NHRA legend John Force ready to make an impact again after two tough years

NHRA legend John Force ready to make an impact again after two tough years

Funny Car driver John Force makes a qualifying run for the NHRA Kansas Nationals on May 23, 2014.

(Chris Neal / Associated Press)

Funny car driver John Force freely acknowledges he was “real nervous” moments before his first qualifying run at the Circle K National Hot Rod Assn. Winternationals in Pomona.

Force has been a professional drag racer for nearly four decades, but there was a bit more on the line this time, coming off what he calls “the toughest two years” of his career.

Force lost money — he estimates $15 million. He lost valued sponsors and team members. He switched manufacturers, from Ford to Chevrolet. But his enthusiasm for the sport didn’t waver.

“I never lost heart,” Force said. “You’ve got to look back to when I started. [Last season], my daughter goes, ‘Dad, I’m trying hard to win, I’m struggling.’ I said, ‘Honey, you’ve already done more than I accomplished in 10 years.’ I never won for 10 years, I was a joke. They called me a leaker, my car was always leaking oil, but I kept fighting.”


Force made other changes to get himself out of his recent rut, including a new workout plan instead of spending “two hours a day in the bar” —a habit he says he’s abandoned.

“I’m in the gym now. I have a gym in my home,” Force said. “I’ve had people and doctors say, ‘You’re 66? You might look 56.’ But I don’t think I’m pretty at all, I’m pretty beat up.”

Along those lines, Force — who had the sixth-fastest qualifying time on Friday at 4.017 seconds — believes his career mirrors that of another legend in a different sport.

“I look at Peyton Manning, who’s beat up, tired, like me,” Force said. “He’s 39 going on 40, and I’ll be 67 here in May. I’m the Peyton Manning of drag racing.”


Both Force and Manning have experienced sustained periods of success. Force, a 16-time NHRA world champion, has won the season opener at Pomona seven times. But unlike Manning, who is rumored to be seriously considering retirement, Force has no end date in sight after previously suggesting he might reassess his options at age 70.
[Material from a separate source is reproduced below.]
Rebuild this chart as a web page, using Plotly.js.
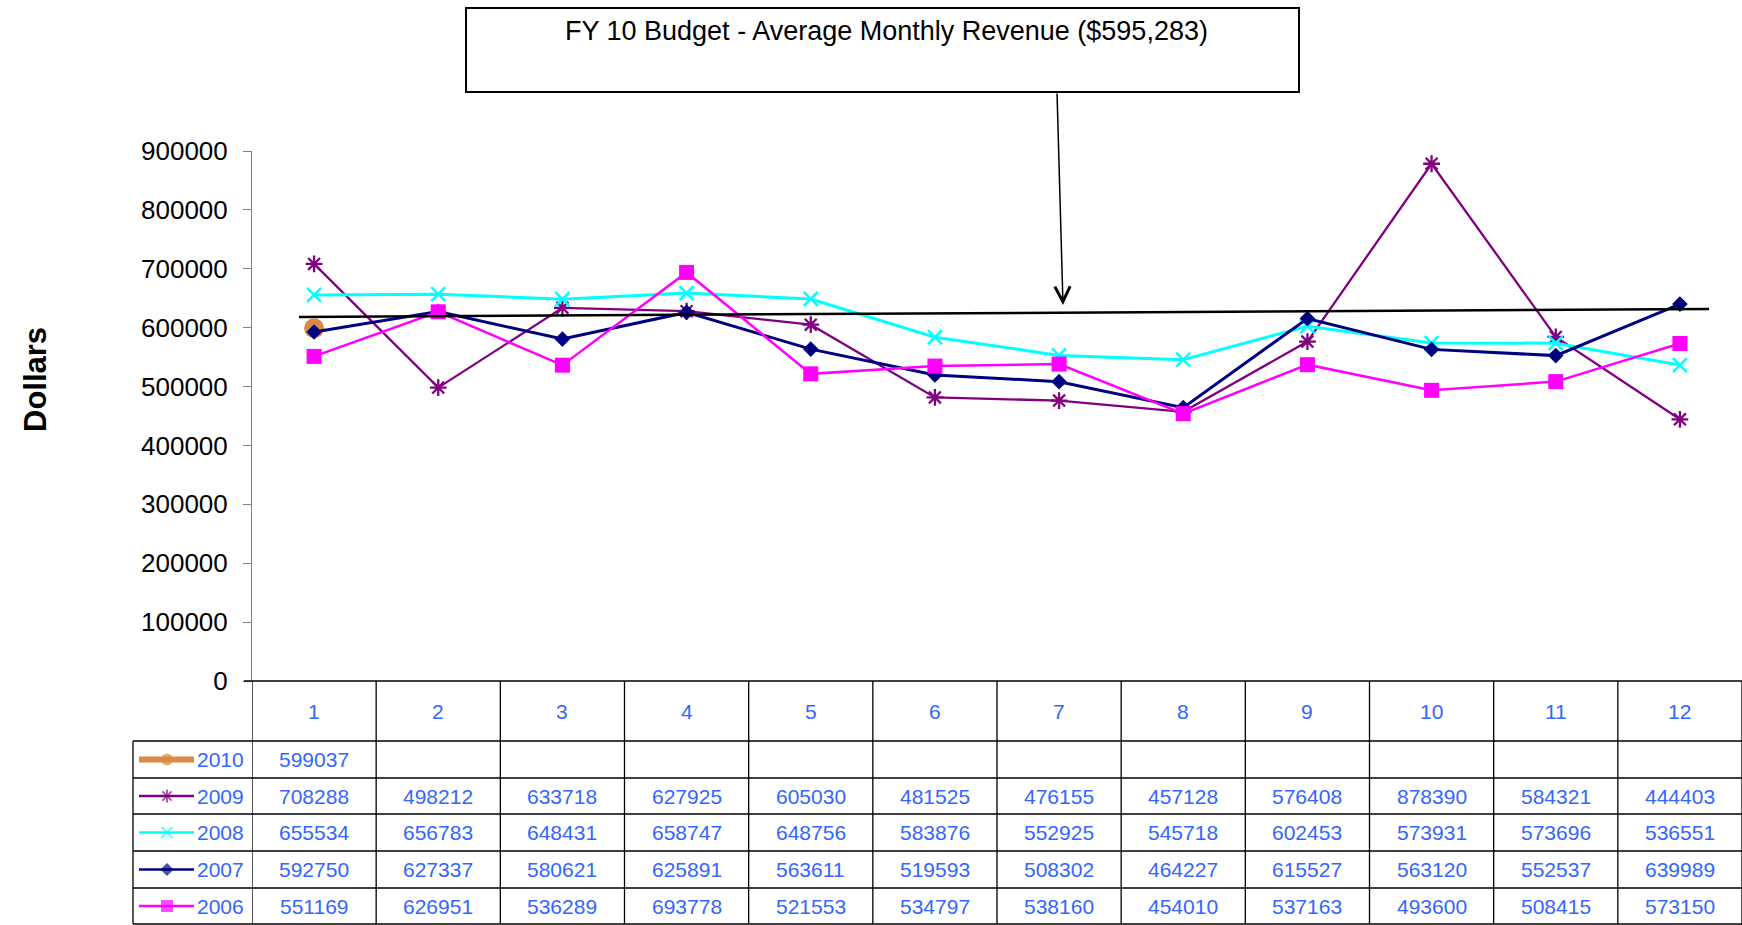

“I said three years, I hinted at it, and I’m taking it off the table,” Force said. “I’m going to go until I’m blind, until I’m out of money, until I can’t crawl in that seat.”

Qualifying results

Two more qualifiers will take place on Saturday at 12:30 and 3:30 p.m. At that point, 16 participants from each class will advance to Sunday’s elimination rounds.

—Bo Butner had the top pro stock time at 6.606 seconds. Last year’s pro stock champion, Erica Enders-Stevens, finished ninth on Friday.

—Robert Hight, who had one top qualifying time during the 2015 season, finished first in funny car (3.942 seconds). Fellow John Force Racing driver Courtney Force was close behind at 3.945 seconds, and 2015 titleholder Del Worsham had the third quickest run.

“We’ve worked hard, we had a great test session out in Phoenix a week ago,” Hight said. “We came right in here and obviously showed it’s not a fluke with Courtney and I at No. 1 and No. 2.”

—Tony Schumacher qualified first in the top-fuel category at 3.722 seconds. Antron Brown sits in sixth place, and Shawn Langdon, who won at Pomona a year ago, ended the day in eighth place.


“It was a good run,” Schumacher said. “The No. 1 spot earned a few points, and I’m proud of the guys. Couldn’t be happier.”